Luke considered telling Avery that people no longer talked about morons in polite society, but since it was clear that polite society did not exist here, he just said, “I give up.”
“Because he was a little more on. Get it?”
“Sure. Why did the chicken cross the road?”
“To get to the other side?”
“No, because she was a dumb cluck. Now go to sleep.”
Şakalar sözcüğü sözcüğüne çevrilmemiş. Öyle yapılsaydı çiğ bir çeviri olurdu. Benzer karşılıklar bulmak çok daha iyi olmuş.
Bazı Hatalar
Binlerce kelimeden oluşan bu kalınca kitapta birkaç hata var. İyi bir düzelti ile üstesinden gelinebilecek hatalar elbette. Meraklı bir okur olarak gözüme takılanlar:
Sayfa 11:
Kusursuz derece normal boyunu (bir elli beşten azıcık uzundu) sergileyecek şekilde doğruldu, gözlüklerini burnunun üzerinde geriye itti ve elini kaldırdı.
Bir terslik olduğunu fark ettiniz, değil mi?
1.55 anormal bir boy olmasa da özellikle boyu normal diye anılan bir adam için çok kısa.
Özgün metne bakalım:
He stood up to his perfectly normal height (five-ten and a fraction), pushed his glasses up on his nose, and raised his hand.
Biz nasıl 1 metre 70 cm bir insana kısaca 1.70 diyorsak İngilizcede de 5 feet ve 10 inch olan bir insana 5.10 deniyor. Yani adamın boyu metrik sistemde 1.78 civarı, 1.55 değil.
Sayfa 43:
Bazen bir polis memuru ya da eyalet polisinden biri onları kovalayıp ceza yazıyordu (veya 0.9 yolu üzerinde üflerlerse onları içeri alıyorlardı) fakat hafta sonları görevde olan dört DuPray polis memuruyla bile tutuklamalar nispeten az gerçekleşiyordu.

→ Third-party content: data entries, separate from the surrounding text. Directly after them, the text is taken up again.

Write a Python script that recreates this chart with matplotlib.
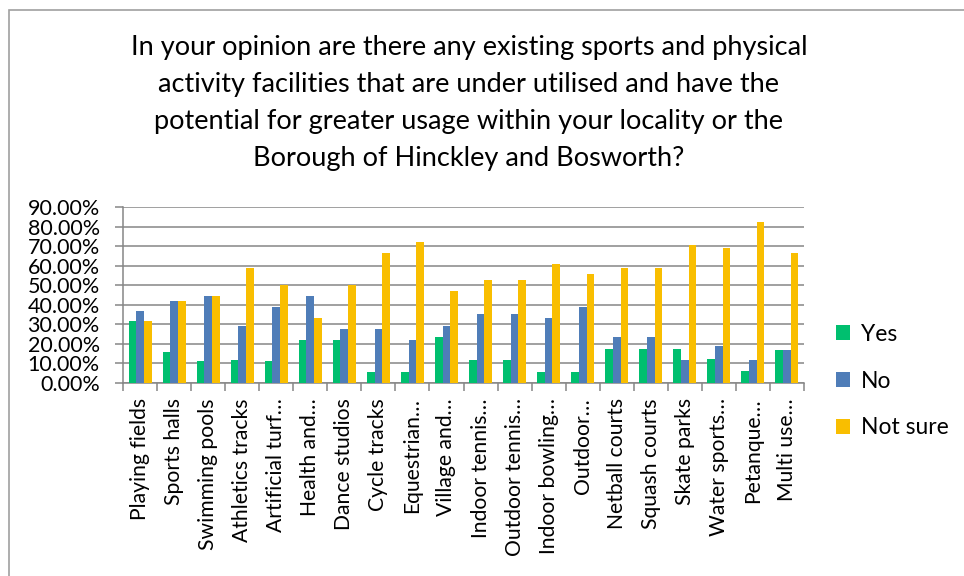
import matplotlib
matplotlib.use('Agg')
import matplotlib.pyplot as plt
import numpy as np
from matplotlib.patches import Rectangle
from matplotlib.ticker import FuncFormatter, MultipleLocator

plt.rcParams['font.family'] = ['Lato', 'DejaVu Sans']

categories = [
    'Playing fields', 'Sports halls', 'Swimming pools', 'Athletics tracks',
    'Artificial turf…', 'Health and…', 'Dance studios', 'Cycle tracks',
    'Equestrian…', 'Village and…', 'Indoor tennis…', 'Outdoor tennis…',
    'Indoor bowling…', 'Outdoor…', 'Netball courts', 'Squash courts',
    'Skate parks', 'Water sports…', 'Petanque…', 'Multi use…',
]
yes = [31.6, 15.8, 11.1, 11.8, 11.1, 22.2, 22.2, 5.6, 5.6, 23.5,
       11.8, 11.8, 5.6, 5.6, 17.6, 17.6, 17.6, 12.5, 5.9, 16.7]
no = [36.8, 42.1, 44.4, 29.4, 38.9, 44.4, 27.8, 27.8, 22.2, 29.4,
      35.3, 35.3, 33.3, 38.9, 23.5, 23.5, 11.8, 18.8, 11.8, 16.7]
not_sure = [31.6, 42.1, 44.4, 58.8, 50.0, 33.3, 50.0, 66.7, 72.2, 47.1,
            52.9, 52.9, 61.1, 55.6, 58.8, 58.8, 70.6, 68.8, 82.4, 66.7]
series = [('Yes', yes, '#00BF6F'), ('No', no, '#4F7DB8'), ('Not sure', not_sure, '#F9BE00')]

title = ('In your opinion are there any existing sports and physical\n'
         'activity facilities that are under utilised and have the\n'
         'potential for greater usage within your locality or the\n'
         'Borough of Hinckley and Bosworth?')

fig = plt.figure(figsize=(9.64, 5.76), dpi=100)
ax = fig.add_axes([123 / 964, 1 - 383 / 576, 681 / 964, 176 / 576])

x = np.arange(len(categories))
w = 0.225
for i, (name, vals, col) in enumerate(series):
    ax.bar(x + (i - 1) * w, vals, width=w, color=col, label=name, zorder=3)

ax.set_xlim(-0.5, len(categories) - 0.5)
ax.set_ylim(0, 90)
ax.yaxis.set_major_locator(MultipleLocator(10))
ax.yaxis.set_major_formatter(FuncFormatter(lambda v, p: f'{v:.2f}%'))
ax.grid(axis='y', color='#868686', linewidth=1.1, zorder=0)

# category boundaries get the tick marks, names sit in between
ax.set_xticks(np.arange(len(categories) + 1) - 0.5)
ax.set_xticklabels([])
ax.set_xticks(x, minor=True)
ax.set_xticklabels(categories, minor=True, rotation=90, fontsize=15.2, va='top')
ax.tick_params(axis='x', which='minor', length=0, pad=11)
ax.tick_params(axis='x', which='major', length=5.8, width=1.1, color='#868686')
ax.tick_params(axis='y', length=5.8, width=1.1, color='#868686', labelsize=15.5, pad=11)

for s in ['top', 'right']:
    ax.spines[s].set_visible(False)
for s in ['left', 'bottom']:
    ax.spines[s].set_color('#868686')
    ax.spines[s].set_linewidth(1.1)

handles, labels = ax.get_legend_handles_labels()
fig.legend(handles, labels, loc='center left', bbox_to_anchor=(836 / 964, 1 - 381 / 576),
           frameon=False, fontsize=16.5, handlelength=0.62, handleheight=0.62,
           handletextpad=0.45, labelspacing=1.12, borderpad=0, borderaxespad=0)

fig.text(469 / 964, 1 - 103 / 576, title, ha='center', va='center',
         fontsize=19.5, linespacing=1.6)

fig.add_artist(Rectangle((9 / 964, -0.1), 1.2, 1 - 10 / 576 + 0.1, transform=fig.transFigure,
                         fill=False, edgecolor='#A0A0A0', linewidth=1.2))

fig.savefig('out.png', dpi=100)
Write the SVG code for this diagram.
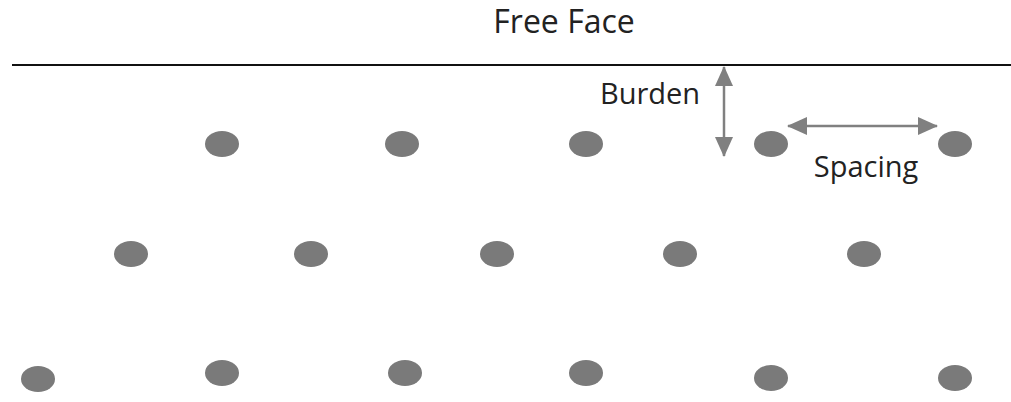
<svg xmlns="http://www.w3.org/2000/svg" width="1011" height="402" viewBox="0 0 1011 402">
<style>
.hole{fill:#7a7a7a;}
.lbl{font-family:"Open Sans","Liberation Sans",sans-serif;fill:#222;}
.dim{stroke:#808080;stroke-width:2.5;fill:none;}
</style>
<defs>
<marker id="ah" markerUnits="userSpaceOnUse" markerWidth="20" markerHeight="18" viewBox="0 0 20 18" refX="19" refY="9" orient="auto-start-reverse">
<path d="M0,0 L20,9 L0,18 Z" fill="#808080"/>
</marker>
</defs>
<rect width="1011" height="402" fill="#fff"/>
<g id="free-face">
<line x1="12" y1="65" x2="1011" y2="65" stroke="#111" stroke-width="2"/>
<text class="lbl" x="564" y="33" font-size="32" text-anchor="middle">Free Face</text>
</g>
<g id="connectors">
<line class="dim" x1="724" y1="67" x2="724" y2="156" marker-start="url(#ah)" marker-end="url(#ah)"/>
<line class="dim" x1="788" y1="126" x2="937" y2="126" marker-start="url(#ah)" marker-end="url(#ah)"/>
</g>
<g id="burden-label"><text class="lbl" x="650" y="104" font-size="29" text-anchor="middle">Burden</text></g>
<g id="spacing-label"><text class="lbl" x="866" y="177" font-size="29" text-anchor="middle">Spacing</text></g>
<g id="row1">
<ellipse class="hole" cx="222" cy="144" rx="17" ry="13"/>
<ellipse class="hole" cx="402" cy="144" rx="17" ry="13"/>
<ellipse class="hole" cx="586" cy="144" rx="17" ry="13"/>
<ellipse class="hole" cx="771" cy="144" rx="17" ry="13"/>
<ellipse class="hole" cx="955" cy="144" rx="17" ry="13"/>
</g>
<g id="row2">
<ellipse class="hole" cx="131" cy="254" rx="17" ry="13"/>
<ellipse class="hole" cx="311" cy="254" rx="17" ry="13"/>
<ellipse class="hole" cx="497" cy="254" rx="17" ry="13"/>
<ellipse class="hole" cx="680" cy="254" rx="17" ry="13"/>
<ellipse class="hole" cx="864" cy="254" rx="17" ry="13"/>
</g>
<g id="row3">
<ellipse class="hole" cx="38" cy="379" rx="17" ry="13"/>
<ellipse class="hole" cx="222" cy="373" rx="17" ry="13"/>
<ellipse class="hole" cx="405" cy="373" rx="17" ry="13"/>
<ellipse class="hole" cx="586" cy="373" rx="17" ry="13"/>
<ellipse class="hole" cx="771" cy="378" rx="17" ry="13"/>
<ellipse class="hole" cx="955" cy="378" rx="17" ry="13"/>
</g>
</svg>
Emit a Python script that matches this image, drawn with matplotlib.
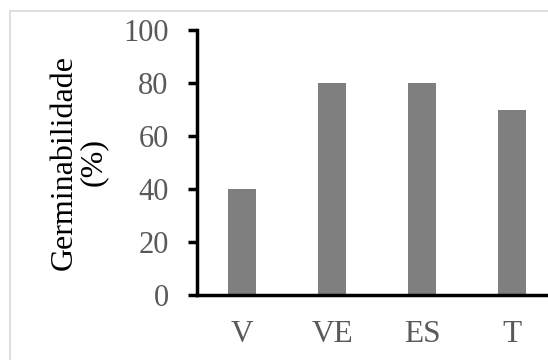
import matplotlib
matplotlib.use("Agg")
import matplotlib.pyplot as plt
from matplotlib.patches import Rectangle

categories = ["V", "VE", "ES", "T"]
germinability = [40, 80, 80, 70]
yticks = [0, 20, 40, 60, 80, 100]

plt.rcParams['font.family'] = ['Liberation Serif', 'DejaVu Serif']

W, H = 548, 360
fig = plt.figure(figsize=(W / 100, H / 100), dpi=100)

# light frame around the chart area (cut off on the right and bottom)
fig.patches.append(Rectangle((10 / W, -0.2), 1.2, (H - 11) / H + 0.2,
                             transform=fig.transFigure, fill=False,
                             edgecolor='#d9d9d9', linewidth=1.2))

# axes extend slightly past the right edge, like the reference
ax = fig.add_axes([197 / W, 65 / H, 360 / W, 265 / H])

x = range(len(categories))
ax.bar(x, germinability, width=0.32, color='#7f7f7f')

ax.set_xlim(-0.5, len(categories) - 0.5)
ax.set_ylim(0, 100)
ax.set_yticks(yticks)
ax.set_xticks(list(x))
ax.set_xticklabels(categories)

for side in ['top', 'right']:
    ax.spines[side].set_visible(False)
for side in ['left', 'bottom']:
    ax.spines[side].set_linewidth(2.5)
    ax.spines[side].set_color('black')

ax.tick_params(axis='y', direction='out', length=6.5, width=2.5,
               labelsize=22, labelcolor='#595959', pad=14)
ax.tick_params(axis='x', length=0, labelsize=22.5, labelcolor='#595959', pad=18)

ax.set_ylabel("Germinabilidade\n(%)", fontsize=23, color='black',
              linespacing=1.0, labelpad=11)

fig.savefig("out.png", dpi=100)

0.9 yolu üzerinde üflemek? Bir sorun var bu ifadede.
Özgün metin:
Sometimes a deputy or an SP trooper would run one of them down and write him up (or jail him if he blew .09), but even with four DuPray officers on duty during weekend nights, arrests were relatively rare.
Amerika Birleşik devletleri alkollü araç kullanma sınırı: 21 yaş üstü için kandaki alkol yoğunluğu % 0.08’in altı.
Metinde bahsedilen 0.09, alkol sınırı; üflenilen şey ise alkolmetre.
Bu ufak sorunlar dışında çevirisi ve editörlüğü çok iyi Enstitü’nün. Çevirmen Doğanay Banu Pinter ve editör Duygu Bolut’un ellerine sağlık.
Enstitü, karton kapak ve 612 sayfa. Kapak tasarımı Scribner’dan çıkan Amerika baskısının neredeyse aynısı. Bu iyi bir seçim çünkü Türkiye’deki okurları King’in yurt dışı kapaklarını daha çok beğeniyor. Umarım Altın Kitaplar bu tercihini sürdürür.
Özetle, her şeyiyle iyi bir roman Enstitü, özlediğiniz ve istediğiniz her şey var içinde.
Sizler Stephen King’in Enstitü adlı Türkçedeki son romanını okuma fırsatını buldunuz mu? Eserle ilgili yorum ve eleştirilerinizi Kayıp Rıhtım Forum üzerinden paylaşabilirsiniz.
Belirttiğim çeviri hatalarını 4. Baskıda düzeltmişler (ben 3. Baskıdan okumuştum). Ne güzel.